Frederiksen has for the past four years headed an unprecedented left-right coalition made up of her Social Democrats, the Moderates and the Liberals.

The Liberals have refused to continue in a Social Democrat-led government.

‘Too Hard To Say’

Danes are now prepared for long negotiations. After the 2022 election, the talks lasted six weeks.

“It’s a long process, which means the government won’t be formed and it will be quite difficult to pass laws during this period,” lamented Jesper Dyrfjeld Christensen, a 54-year-old engineer.

“It’s really too hard to say who will be part of the coalition,” admitted Stubager.

With 12 parties in parliament, the political landscape is jagged — though Denmark is accustomed to minority governments.

“To some extent, this is the way Danish politics works.

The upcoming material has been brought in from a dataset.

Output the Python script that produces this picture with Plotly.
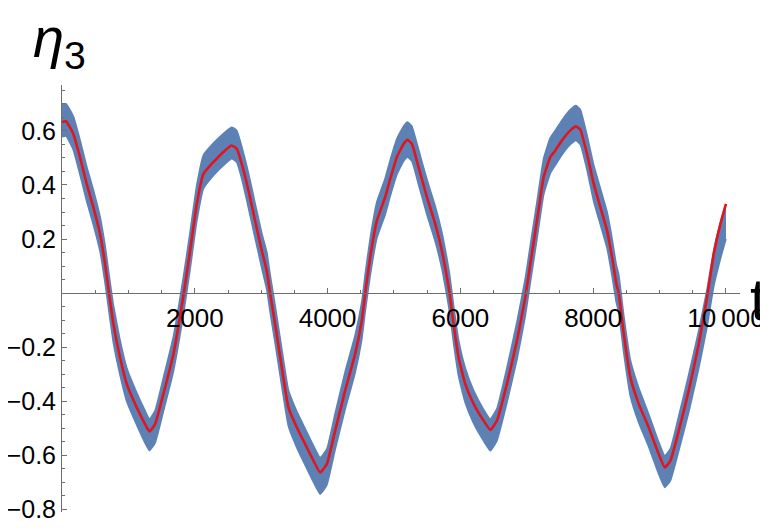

You have a minority government in the centre which forms a majority with the left on some issues and with the right on others,” he explained.

The negotiations are expected to focus on economic and pension issues, pollution and immigration, he said.

The traditional far-right party, the Danish People’s Party, which has heavily influenced policy since the late 1990s but slumped in the 2022 election, more than tripled its result to 9.1 per cent of votes.

The three anti-immigration groups together garnered 17 per cent, a stable figure for Denmark’s populist right over the past two decades.

“If negotiations take place in the left-wing bloc with the moderates, then there will be more focus on green issues than on immigration,” Stubager said.

“But if, instead, the Moderates negotiate with the parties on the right, then the central issue will be immigration.”

Four seats in Denmark’s parliament are held by its two autonomous territories — two for Greenland and two for the Faroe Islands.

While the Faroese renewed the mandates of the two outgoing lawmakers, with one for each bloc, Greenland overwhelmingly backed the left-wing party and Naleraq, which advocates rapid independence from Denmark.